Print nothing but the lines from the start of the listing below through the line that contains "from matplotlib.patches import Ellipse". Do not include the pictures.

▶ [Stored data]:
## begin
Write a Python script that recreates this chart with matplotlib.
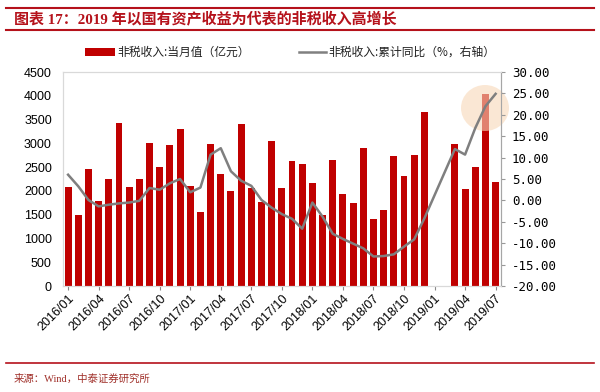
import matplotlib
matplotlib.use("Agg")
import matplotlib.pyplot as plt
import numpy as np
from matplotlib.lines import Line2D
from matplotlib.patches import Ellipse

months = [f"{y}/{m:02d}" for y in range(2016, 2020) for m in range(1, 13)][:43]

monthly = [2092, 1495, 2457, 1783, 2240, 3419, 2085, 2253, 3005, 2499, 2970, 3300,
           2113, 1565, 2984, 2359, 2001, 3398, 2057, 1776, 3054, 2071, 2635, 2570,
           2176, 1495, 2640, 1931, 1748, 2892, 1411, 1601, 2731, 2303, 2759, 3650,
           np.nan, np.nan, 2990, 2043, 2499, 4036, 2190]

yoy = [6.0, 3.3, 0.1, -1.4, -1.0, -0.7, -0.5, -0.1, 2.9, 2.5, 4.0, 5.0,
       1.9, 3.0, 10.7, 12.2, 6.8, 4.6, 3.4, 0.1, -1.7, -3.2, -4.3, -6.6,
       -0.5, -3.8, -7.8, -9.0, -10.1, -11.2, -13.1, -13.0, -12.6, -10.8, -9.1, -4.2,
       np.nan, np.nan, 12.0, 10.7, 16.9, 22.0, 24.9]

tick_labels = months[::3]

RED = "#c00000"
TITLE_RED = "#b5121b"

fig = plt.figure(figsize=(6.0, 3.92), dpi=100)
ax = fig.add_axes([0.105, 0.2704, 0.7295, 0.5459])
ax2 = ax.twinx()

x = np.arange(len(months))
ax.bar(x, monthly, width=0.68, color=RED, zorder=2)
ax.set_xlim(-0.5, len(months) - 0.5)
ax.set_ylim(0, 4500)
ax.set_yticks(np.arange(0, 4501, 500))
ax.set_xticks(x[::3])
ax.set_xticklabels(tick_labels, rotation=45, ha="right", rotation_mode="anchor",
                   fontsize=9, family="Liberation Sans")
for lab in ax.get_yticklabels():
    lab.set_family("Liberation Sans")
    lab.set_fontsize(9)
ax.tick_params(axis="y", length=0, pad=8)
ax.tick_params(axis="x", length=3, color="#888888", pad=2)

yy = np.array(yoy)
mask = ~np.isnan(yy)
ax2.plot(x[mask], yy[mask], color="#7f7f7f", lw=1.8, zorder=5)
ax2.set_ylim(-20, 30)
ax2.set_yticks(np.arange(-20, 31, 5))
ax2.set_yticklabels([f"{v:.2f}" for v in np.arange(-20, 31, 5)],
                    fontsize=9, family="DejaVu Sans Mono")
ax2.tick_params(axis="y", length=3, color="#999999", pad=5)

for a in (ax, ax2):
    for s in ("left", "top", "bottom"):
        a.spines[s].set_color("#d9d9d9")
    a.spines["right"].set_color("#a6a6a6")

# highlight circle
circ = Ellipse((485 / 600, 1 - 108 / 392), 48 / 600, 46 / 392, transform=fig.transFigure,
               facecolor="#f8d8b8", alpha=0.6, edgecolor="none", zorder=4, clip_on=False)
ax.add_patch(circ)

# title and rules
fig.add_artist(Line2D([0.01, 0.99], [1 - 8 / 392, 1 - 8 / 392], color=TITLE_RED, lw=1.5))
fig.add_artist(Line2D([0.01, 0.99], [1 - 29.5 / 392, 1 - 29.5 / 392], color=TITLE_RED, lw=1.5))
fig.text(14 / 600, 1 - 18.5 / 392, "图表 17：2019 年以国有资产收益为代表的非税收入高增长",
         fontsize=10.8, fontweight="bold", color=TITLE_RED, va="center", ha="left",
         family=["Liberation Serif", "Noto Sans CJK SC"])

fig.add_artist(Line2D([0.01, 0.99], [1 - 363 / 392, 1 - 363 / 392], color=TITLE_RED, lw=1.2))
fig.text(14 / 600, 1 - 379 / 392, "来源：Wind，中泰证券研究所", fontsize=7.5, color="#a0302a",
         va="center", ha="left", family=["Liberation Serif", "Noto Sans CJK SC"])

# legend
ly = 1 - 52 / 392
fig.patches.append(plt.Rectangle((85 / 600, ly - 4 / 392), 30 / 600, 8 / 392,
                                 transform=fig.transFigure, facecolor=RED, edgecolor="none"))
fig.text(117 / 600, ly, "非税收入:当月值（亿元）", fontsize=8.5, va="center", ha="left",
         family=["Noto Sans CJK SC", "DejaVu Sans"], color="#222222")
fig.add_artist(Line2D([299 / 600, 326 / 600], [ly, ly], color="#808080", lw=1.8))
fig.text(328 / 600, ly, "非税收入:累计同比（%，右轴）", fontsize=8.5, va="center", ha="left",
         family=["Noto Sans CJK SC", "DejaVu Sans"], color="#222222")

fig.savefig("out.png", dpi=100)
## end
▶ [Result of this exercise]:
Write a Python script that recreates this chart with matplotlib.
import matplotlib
matplotlib.use("Agg")
import matplotlib.pyplot as plt
import numpy as np
from matplotlib.lines import Line2D
from matplotlib.patches import Ellipse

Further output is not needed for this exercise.